Provided material:
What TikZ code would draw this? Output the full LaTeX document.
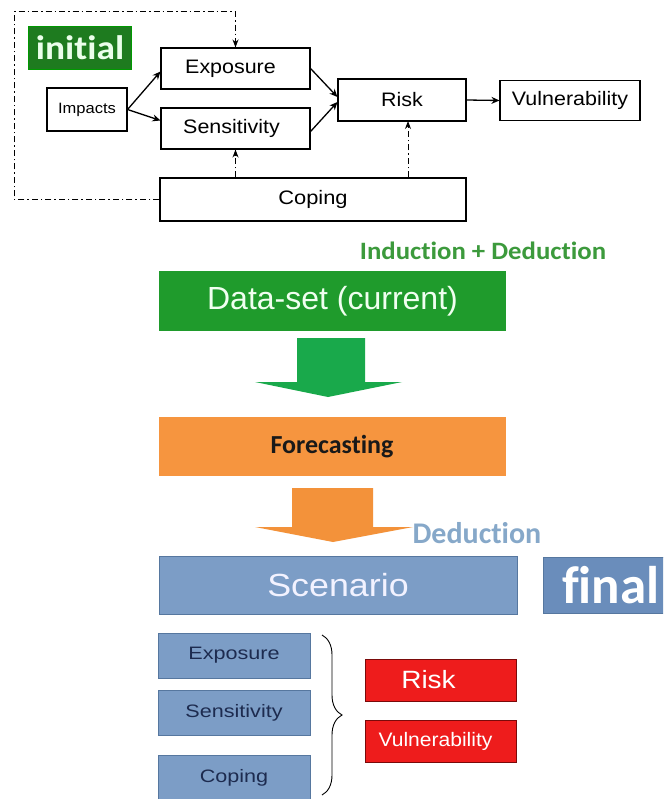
\documentclass[tikz,border=0pt]{standalone}
\usepackage{fontspec}
\usepackage{graphicx}
\setmainfont{Liberation Sans}
\newfontfamily\calib[Ligatures=NoCommon]{Carlito}
\usetikzlibrary{arrows.meta,calc,decorations.pathreplacing}

% horizontally widened text
\newcommand\hstretch[2]{\scalebox{#1}[1]{#2}}
\newcommand\fsz[1]{\fontsize{#1}{#1}\selectfont}

\definecolor{initgreen}{HTML}{1E7B1F}
\definecolor{datagreen}{HTML}{1F9B2C}
\definecolor{arrowgreen}{HTML}{19A94B}
\definecolor{labelgreen}{HTML}{3C9A3C}
\definecolor{forecastorange}{HTML}{F6953F}
\definecolor{arroworange}{HTML}{F3923A}
\definecolor{scenblue}{HTML}{7C9DC6}
\definecolor{scenedge}{HTML}{56779F}
\definecolor{finalblue}{HTML}{6A8DBB}
\definecolor{deducblue}{HTML}{86A8C9}
\definecolor{navytext}{HTML}{1D2B4F}
\definecolor{riskred}{HTML}{EE1C1C}
\definecolor{riskedge}{HTML}{7A0A0A}

\tikzset{
  topbox/.style={draw=black, line width=1.1pt, fill=white, inner sep=0pt,
    font=\fsz{19.5}},
  flow/.style={line width=1.3pt, -{Stealth[length=8pt,width=7pt]}},
  dashflow/.style={line width=1pt, dash pattern=on 6pt off 3pt on 1.5pt off 3pt,
    -{Stealth[length=8pt,width=6pt]}},
  bluebox/.style={fill=scenblue, draw=scenedge, line width=0.8pt, inner sep=0pt,
    text=navytext, font=\fsz{18}},
  redbox/.style={fill=riskred, draw=riskedge, line width=1pt, inner sep=0pt,
    text=white},
}

\begin{document}
\begin{tikzpicture}[x=1pt, y=-1pt]
\clip (0,0) rectangle (663,799);
\fill[white] (0,0) rectangle (663,799);

% ---- initial model ----
\node[fill=initgreen, draw=green!60!black, inner sep=0pt,
      minimum width=103pt, minimum height=43pt, text=green!8,
      font=\calib\bfseries\fsz{34}] (init) at (80,47.5) {\hstretch{1.1}{initial}};

\node[topbox, minimum width=80pt, minimum height=43pt, font=\fsz{15}]
  (imp) at (87,109.5) {\hstretch{1.1}{Impacts}};
\node[topbox, minimum width=149pt, minimum height=41pt]
  (exp) at (235.5,68.5) {\hstretch{1.1}{Exposure}\hspace*{10pt}};
\node[topbox, minimum width=149pt, minimum height=41pt]
  (sen) at (235.5,128.5) {\hstretch{1.1}{Sensitivity}\hspace*{8pt}};
\node[topbox, minimum width=128pt, minimum height=42pt]
  (risk) at (402,100) {\hstretch{1.1}{Risk}};
\node[topbox, minimum width=140pt, minimum height=40pt]
  (vul) at (570,100.5) {\hstretch{1.1}{Vulnerability}};
\node[topbox, minimum width=306pt, minimum height=43pt]
  (cop) at (313,199.5) {\hstretch{1.12}{Coping}};

\draw[flow] (imp.east) -- ($(exp.west)+(0,3)$);
\draw[flow] (imp.east) -- ($(sen.west)+(0,-8)$);
\draw[flow] (exp.east) -- ($(risk.west)+(0,-3)$);
\draw[flow] ($(sen.east)+(0,3)$) -- ($(risk.west)+(0,2)$);
\draw[flow] (risk.east) -- (vul.west);

\draw[dashflow] (cop.north -| sen.south) -- (sen.south);
\coordinate (riskfoot) at (408,121);
\draw[dashflow] (cop.north -| riskfoot) -- (riskfoot);
\coordinate (loopbl) at (14,199.5);
\coordinate (looptl) at (14,12);
\draw[dashflow] (cop.west) -- (loopbl) -- (looptl) -- (looptl -| exp.north) -- (exp.north);

% ---- scenario chain ----
\node[font=\calib\bfseries\fsz{25}, text=labelgreen] (indlbl) at (483,251)
  {\hstretch{1.07}{Induction + Deduction}};

\node[fill=datagreen, inner sep=0pt, minimum width=347pt, minimum height=60pt,
      text=green!6, font=\fsz{32}] (data) at (332.5,301) {Data-set (current)};

\fill[arrowgreen] (297,338) -- (365,338) -- (365,382) -- (402,382) -- (328,397)
  -- (255,382) -- (297,382) -- cycle;

\node[fill=forecastorange, inner sep=0pt, minimum width=347pt, minimum height=59pt,
      text=black!90, font=\calib\bfseries\fsz{26}] (fore) at (332,446.5) {Forecasting};

\fill[arroworange] (292,488) -- (373,488) -- (373,527) -- (413,527) -- (333,542)
  -- (255,527) -- (292,527) -- cycle;

\node[font=\calib\bfseries\fsz{30}, text=deducblue, anchor=west] (deduc) at (409,533)
  {Deduction};

\node[fill=scenblue, draw=scenedge, line width=0.8pt, inner sep=0pt,
      minimum width=358pt, minimum height=58pt, text=white!95!blue,
      font=\fsz{32}] (scen) at (338,585) {\hstretch{1.12}{Scenario}};

\node[fill=finalblue, draw=scenedge, inner sep=0pt, minimum height=56pt,
      text=white, font=\calib\bfseries\fsz{53}, anchor=west]
  (final) at (543,585) {\hspace*{19pt}final\hspace*{30pt}};

% ---- scenario components ----
\node[bluebox, minimum width=152pt, minimum height=45pt] (bexp) at (234,655.5)
  {\hstretch{1.2}{Exposure}};
\node[bluebox, minimum width=152pt, minimum height=45pt] (bsen) at (234,712.5)
  {\hstretch{1.2}{Sensitivity}};
\node[bluebox, minimum width=152pt, minimum height=45pt] (bcop) at (234,777.5)
  {\hstretch{1.2}{Coping}};

\coordinate (bracetop) at (322,635);
\coordinate (bracebot) at (322,795);
\draw[line width=0.9pt, decorate, decoration={brace, amplitude=20pt}]
  (bracetop) -- (bracebot);

\node[redbox, minimum width=151pt, minimum height=42pt, font=\fsz{25}]
  (rrisk) at (440.5,680) {\hstretch{1.12}{Risk}\hspace*{24pt}};
\node[redbox, minimum width=151pt, minimum height=42pt, font=\fsz{19.5}]
  (rvul) at (440.5,741) {\hstretch{1.08}{Vulnerability}\hspace*{10pt}};
\end{tikzpicture}
\end{document}
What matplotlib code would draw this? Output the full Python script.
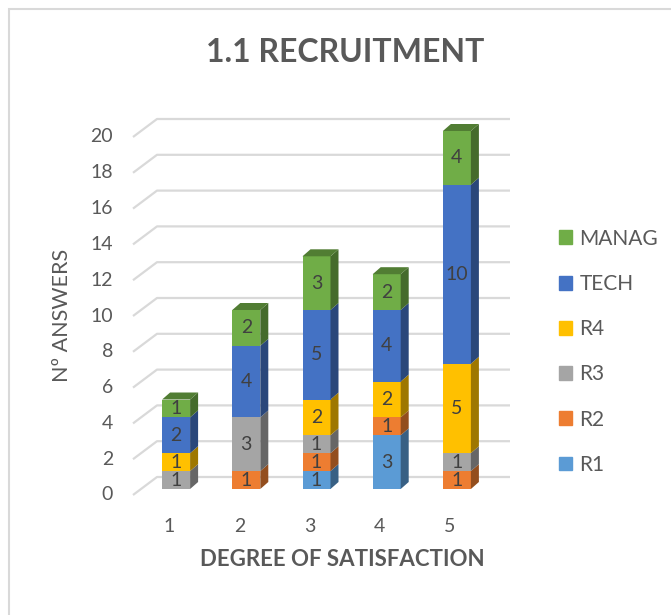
import matplotlib.pyplot as plt
from matplotlib.patches import Polygon, Patch, Rectangle
import matplotlib.colors as mcolors
import numpy as np

plt.rcParams['font.family'] = ['Lato', 'DejaVu Sans']

categories = [1, 2, 3, 4, 5]
series = ['R1', 'R2', 'R3', 'R4', 'TECH', 'MANAG']
values = {
    'R1':    [0, 0, 1, 3, 0],
    'R2':    [0, 1, 1, 1, 1],
    'R3':    [1, 3, 1, 0, 1],
    'R4':    [1, 0, 2, 2, 5],
    'TECH':  [2, 4, 5, 4, 10],
    'MANAG': [1, 2, 3, 2, 4],
}
colors = {'R1': '#5B9BD5', 'R2': '#ED7D31', 'R3': '#A5A5A5',
          'R4': '#FFC000', 'TECH': '#4472C4', 'MANAG': '#70AD47'}
yticks = list(range(0, 21, 2))
ymax = 20

W, H = 671, 615
fig = plt.figure(figsize=(W / 100, H / 100), dpi=100)

# axes set so the bars' front plane maps to pixels
L, R, B0, T0 = 141, 492, 489, 131
ax = fig.add_axes([L / W, (H - B0) / H, (R - L) / W, (B0 - T0) / H])
ax.set_xlim(0.5, 5.5)
ax.set_ylim(0, ymax)
ax.axis('off')
PX = 5 / (R - L)        # data units per pixel
PY = ymax / (B0 - T0)

def shade(c, f):
    r, g, b = mcolors.to_rgb(c)
    return (r * f, g * f, b * f)

grid_c = '#D9D9D9'
txt_c = '#595959'

# back wall and left floor gridlines
x_front = 0.5 + (133 - L) * PX
x_wall = 0.5 + (157 - L) * PX
x_end = 0.5 + (510 - L) * PX
for v in yticks:
    ax.plot([x_front, x_wall, x_end], [v - 6 * PY, v + 12 * PY, v + 12 * PY],
            color=grid_c, lw=1.6, zorder=1, clip_on=False, solid_capstyle='butt')
    ax.text(0.5 + (113 - L) * PX, v - 6 * PY, str(v), ha='right', va='center',
            fontsize=14, color=txt_c, clip_on=False)

for c in categories:
    ax.text(c - 7 * PX, -38 * PY, str(c), ha='center', va='center',
            fontsize=14, color=txt_c, clip_on=False)

# 3D-looking stacked bars
w = 28 * PX
dx, dy = 8 * PX, 7 * PY
bottom = np.zeros(len(categories))
tops = np.minimum(np.sum([values[s] for s in series], axis=0), ymax)
for s in series:
    vals = np.array(values[s], dtype=float)
    b = np.minimum(bottom, ymax)
    t = np.minimum(bottom + vals, ymax)
    h = t - b
    ax.bar(categories, h, bottom=b, width=w, color=colors[s], zorder=3,
           linewidth=0)
    for i, c in enumerate(categories):
        if h[i] <= 0:
            continue
        xr = c + w / 2
        side = Polygon([(xr, b[i]), (xr + dx, b[i] + dy), (xr + dx, t[i] + dy),
                        (xr, t[i])], closed=True, fc=shade(colors[s], 0.62),
                       ec='none', zorder=3, clip_on=False)
        ax.add_patch(side)
        if t[i] >= tops[i]:
            xl = c - w / 2
            top = Polygon([(xl, t[i]), (xl + dx, t[i] + dy), (xr + dx, t[i] + dy),
                           (xr, t[i])], closed=True, fc=shade(colors[s], 0.72),
                          ec='none', zorder=3, clip_on=False)
            ax.add_patch(top)
        ax.text(c, (b[i] + t[i]) / 2, str(int(vals[i])), ha='center',
                va='center', fontsize=14, color='#404040', zorder=5)
    bottom = bottom + vals

# titles
fig.text(345 / W, 1 - 53 / H, '1.1 RECRUITMENT', ha='center', va='center',
         fontsize=23, fontweight='bold', color=txt_c)
fig.text(342 / W, 1 - 560 / H, 'DEGREE OF SATISFACTION', ha='center',
         va='center', fontsize=16, fontweight='bold', color=txt_c)
fig.text(62 / W, 1 - 315 / H, 'Nº ANSWERS', ha='center', va='center',
         rotation=90, fontsize=15.5, color=txt_c)

# legend
handles = [Patch(color=colors[s], label=s) for s in reversed(series)]
fig.legend(handles=handles, loc='upper left',
           bbox_to_anchor=(540 / W, 1 - 210 / H), frameon=False,
           fontsize=15, labelcolor=txt_c, labelspacing=1.21,
           handlelength=0.65, handleheight=0.65, handletextpad=0.35)

# chart border (right/bottom edges fall outside the picture)
fig.patches.append(Rectangle((9 / W, -0.1), 1.2, 1 - 9 / H + 0.1,
                             transform=fig.transFigure, fill=False,
                             ec=grid_c, lw=1.5))

fig.savefig('out.png', dpi=100)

Given instruction: Leave the pictures out and copy exactly the lines from the one with "What matplotlib code" through the one with "plt.rcParams['font.family'] = ['Lato', 'DejaVu", nothing more.

Response to this exercise:
What matplotlib code would draw this? Output the full Python script.
import matplotlib.pyplot as plt
from matplotlib.patches import Polygon, Patch, Rectangle
import matplotlib.colors as mcolors
import numpy as np

plt.rcParams['font.family'] = ['Lato', 'DejaVu Sans']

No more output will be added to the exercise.